Iran and Russia have drones armed with air-to-air missiles while India and Turkey have tested similar system. Last year on July 25, DRDO successfully tested its UAV Launched Precision Guided Missile (ULPGM)-V3 from a drone developed by an Indian company. The According to DRDO, the “missile is equipped with three modular warhead options: Anti-armour to destroy modern age armoured vehicles equipped with Rolled Homogeneous Armour (RHA) with Explosive Reactive Armour (ERA); Penetration-cum-Blast warhead with Anti Bunker application and Pre-fragmentation warhead with a high lethality zone.”

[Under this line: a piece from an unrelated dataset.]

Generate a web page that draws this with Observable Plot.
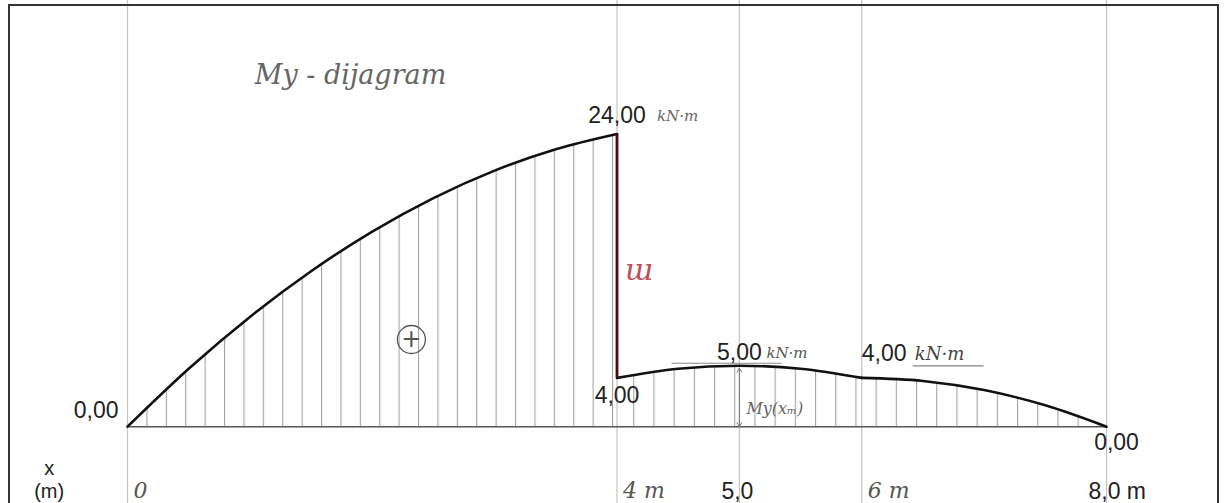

In November, Turkish UCAV Kizilelma test fired its latest air-to-air missile Gökdoğan.  Russia is arming its Geran-2 (Iranian Shahed 136) long-range one-way drones with MANPAD system for short-range air-to-air interception. Iran has developed a new concept weapon which is a drone-cum-missile known ‘358 missile’. It is launched like any drone and can independently identify aerial target using its heat seeker and intercept it like air-to-air missile. Iran and Houthis have used 358 to intercept American MQ1B. Reportedly, Houthis have downed 4 of these highly prized American UAVs. Iran has developed more agile and recoverable 359 with longer range.

The pace at which innovation and development is happening in UAV domain, one can expect them to carry out more sophisticated aerial role in near future.

Investing copious amount in a system which is becoming irrelevant by day is not a prudent decision. India needs to equip for a war that may happen tomorrow, not in some distant future. We need to buy things that can be delivered tomorrow not ten years later. Who knows what future holds. The pace at which things are happening it is almost impossible to predict how technology and geopolitics would evolve.

World is transitioning and wars are happening across the world. Faultline are becoming active. Wars can happen anytime, anywhere. Buy what can win wars in immediate future and invest in technologies in what we need ten years and beyond.